### Aim of the task:
Restate the listing below word for word, omitting any images.
----------------
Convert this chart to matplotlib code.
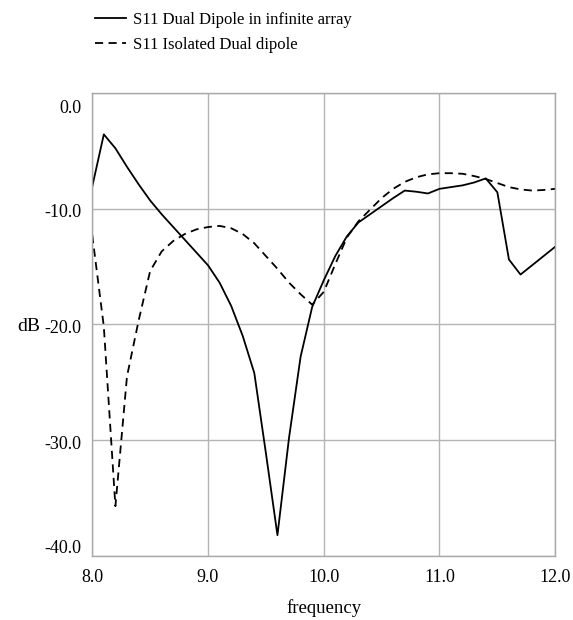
import matplotlib
matplotlib.use("Agg")
import matplotlib.pyplot as plt
import matplotlib.transforms as mtransforms

plt.rcParams["font.family"] = ["Liberation Serif", "DejaVu Serif"]

# frequency grid (GHz)
freq = [8.0, 8.1, 8.2, 8.3, 8.4, 8.5, 8.6, 8.7, 8.8, 8.9,
        9.0, 9.1, 9.2, 9.3, 9.4, 9.5, 9.6, 9.7, 9.8, 9.9,
        10.0, 10.1, 10.2, 10.3, 10.4, 10.5, 10.6, 10.7, 10.8, 10.9,
        11.0, 11.1, 11.2, 11.3, 11.4, 11.5, 11.6, 11.7, 11.8, 11.9, 12.0]

# S11 dual dipole in infinite array (dB)
s11_array = [-8.1, -3.6, -4.8, -6.4, -7.9, -9.3, -10.5, -11.6, -12.7, -13.8,
             -14.9, -16.4, -18.4, -21.0, -24.2, -31.1, -38.2, -29.8, -22.8, -18.5,
             -16.2, -14.1, -12.4, -11.2, -10.5, -9.8, -9.1, -8.45, -8.55, -8.7,
             -8.3, -8.15, -8.0, -7.75, -7.4, -8.6, -14.4, -15.7, -14.9, -14.1, -13.3]

# S11 isolated dual dipole (dB)
s11_isolated = [-12.3, -20.2, -35.7, -24.5, -19.7, -15.4, -13.7, -12.8, -12.2, -11.8,
                -11.6, -11.5, -11.7, -12.2, -13.0, -14.1, -15.2, -16.4, -17.4, -18.3,
                -17.2, -14.8, -12.5, -11.1, -10.1, -9.1, -8.3, -7.7, -7.3, -7.05,
                -6.95, -6.95, -7.0, -7.2, -7.45, -7.8, -8.15, -8.35, -8.45, -8.4, -8.3]

xticks = [8.0, 9.0, 10.0, 11.0, 12.0]
yticks = [0.0, -10.0, -20.0, -30.0, -40.0]

fig = plt.figure(figsize=(5.73, 6.2), dpi=100)
ax = fig.add_axes([0.161, 0.1032, 0.808, 0.7473])

l1, = ax.plot(freq, s11_array, color="black", lw=1.3, ls="-",
              label="S11 Dual Dipole in infinite array")
l2, = ax.plot(freq, s11_isolated, color="black", lw=1.3, ls=(0, (4.5, 3)),
              label="S11 Isolated Dual dipole")

ax.set_xlim(8.0, 12.0)
ax.set_ylim(-40.0, 0.0)
ax.set_xticks(xticks)
ax.set_yticks(yticks)
ax.set_xticklabels([f"{v:.1f}" for v in xticks])
ax.set_yticklabels([f"{v:.1f}" for v in yticks])
ax.tick_params(length=0, labelsize=13)
ax.tick_params(axis="x", pad=9)
ax.tick_params(axis="y", pad=8)
ax.grid(True, color="#b4b4b4", lw=1.0)
for s in ax.spines.values():
    s.set_color("#a8a8a8")
    s.set_linewidth(1.0)

# shift y tick labels a bit like the original (end labels pulled inside)
shifts = {0.0: -14, -10.0: -1.5, -20.0: -2.5, -30.0: -2.5, -40.0: 10}
for lab, v in zip(ax.get_yticklabels(), yticks):
    off = mtransforms.ScaledTranslation(0, shifts[v] / 100, fig.dpi_scale_trans)
    lab.set_transform(lab.get_transform() + off)

ax.set_xlabel("frequency", fontsize=13.5)
ax.xaxis.set_label_coords(0.5, -0.112)
ax.xaxis.label.set_va("center")
ax.set_ylabel("dB", fontsize=14, rotation=0)
ax.yaxis.set_label_coords(-0.137, 0.496)
ax.yaxis.label.set_va("center")
ax.yaxis.label.set_ha("center")

fig.legend(handles=[l1, l2], loc="upper left", bbox_to_anchor=(0.145, 1.0),
           frameon=False, fontsize=12, handlelength=1.9, handletextpad=0.4,
           labelspacing=0.55, borderaxespad=0.3)

fig.savefig("out.png", dpi=100)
----------------
### Answer to this problem:
Convert this chart to matplotlib code.
import matplotlib
matplotlib.use("Agg")
import matplotlib.pyplot as plt
import matplotlib.transforms as mtransforms

plt.rcParams["font.family"] = ["Liberation Serif", "DejaVu Serif"]

# frequency grid (GHz)
freq = [8.0, 8.1, 8.2, 8.3, 8.4, 8.5, 8.6, 8.7, 8.8, 8.9,
        9.0, 9.1, 9.2, 9.3, 9.4, 9.5, 9.6, 9.7, 9.8, 9.9,
        10.0, 10.1, 10.2, 10.3, 10.4, 10.5, 10.6, 10.7, 10.8, 10.9,
        11.0, 11.1, 11.2, 11.3, 11.4, 11.5, 11.6, 11.7, 11.8, 11.9, 12.0]

# S11 dual dipole in infinite array (dB)
s11_array = [-8.1, -3.6, -4.8, -6.4, -7.9, -9.3, -10.5, -11.6, -12.7, -13.8,
             -14.9, -16.4, -18.4, -21.0, -24.2, -31.1, -38.2, -29.8, -22.8, -18.5,
             -16.2, -14.1, -12.4, -11.2, -10.5, -9.8, -9.1, -8.45, -8.55, -8.7,
             -8.3, -8.15, -8.0, -7.75, -7.4, -8.6, -14.4, -15.7, -14.9, -14.1, -13.3]

# S11 isolated dual dipole (dB)
s11_isolated = [-12.3, -20.2, -35.7, -24.5, -19.7, -15.4, -13.7, -12.8, -12.2, -11.8,
                -11.6, -11.5, -11.7, -12.2, -13.0, -14.1, -15.2, -16.4, -17.4, -18.3,
                -17.2, -14.8, -12.5, -11.1, -10.1, -9.1, -8.3, -7.7, -7.3, -7.05,
                -6.95, -6.95, -7.0, -7.2, -7.45, -7.8, -8.15, -8.35, -8.45, -8.4, -8.3]

xticks = [8.0, 9.0, 10.0, 11.0, 12.0]
yticks = [0.0, -10.0, -20.0, -30.0, -40.0]

fig = plt.figure(figsize=(5.73, 6.2), dpi=100)
ax = fig.add_axes([0.161, 0.1032, 0.808, 0.7473])

l1, = ax.plot(freq, s11_array, color="black", lw=1.3, ls="-",
              label="S11 Dual Dipole in infinite array")
l2, = ax.plot(freq, s11_isolated, color="black", lw=1.3, ls=(0, (4.5, 3)),
              label="S11 Isolated Dual dipole")

ax.set_xlim(8.0, 12.0)
ax.set_ylim(-40.0, 0.0)
ax.set_xticks(xticks)
ax.set_yticks(yticks)
ax.set_xticklabels([f"{v:.1f}" for v in xticks])
ax.set_yticklabels([f"{v:.1f}" for v in yticks])
ax.tick_params(length=0, labelsize=13)
ax.tick_params(axis="x", pad=9)
ax.tick_params(axis="y", pad=8)
ax.grid(True, color="#b4b4b4", lw=1.0)
for s in ax.spines.values():
    s.set_color("#a8a8a8")
    s.set_linewidth(1.0)

# shift y tick labels a bit like the original (end labels pulled inside)
shifts = {0.0: -14, -10.0: -1.5, -20.0: -2.5, -30.0: -2.5, -40.0: 10}
for lab, v in zip(ax.get_yticklabels(), yticks):
    off = mtransforms.ScaledTranslation(0, shifts[v] / 100, fig.dpi_scale_trans)
    lab.set_transform(lab.get_transform() + off)

ax.set_xlabel("frequency", fontsize=13.5)
ax.xaxis.set_label_coords(0.5, -0.112)
ax.xaxis.label.set_va("center")
ax.set_ylabel("dB", fontsize=14, rotation=0)
ax.yaxis.set_label_coords(-0.137, 0.496)
ax.yaxis.label.set_va("center")
ax.yaxis.label.set_ha("center")

fig.legend(handles=[l1, l2], loc="upper left", bbox_to_anchor=(0.145, 1.0),
           frameon=False, fontsize=12, handlelength=1.9, handletextpad=0.4,
           labelspacing=0.55, borderaxespad=0.3)

fig.savefig("out.png", dpi=100)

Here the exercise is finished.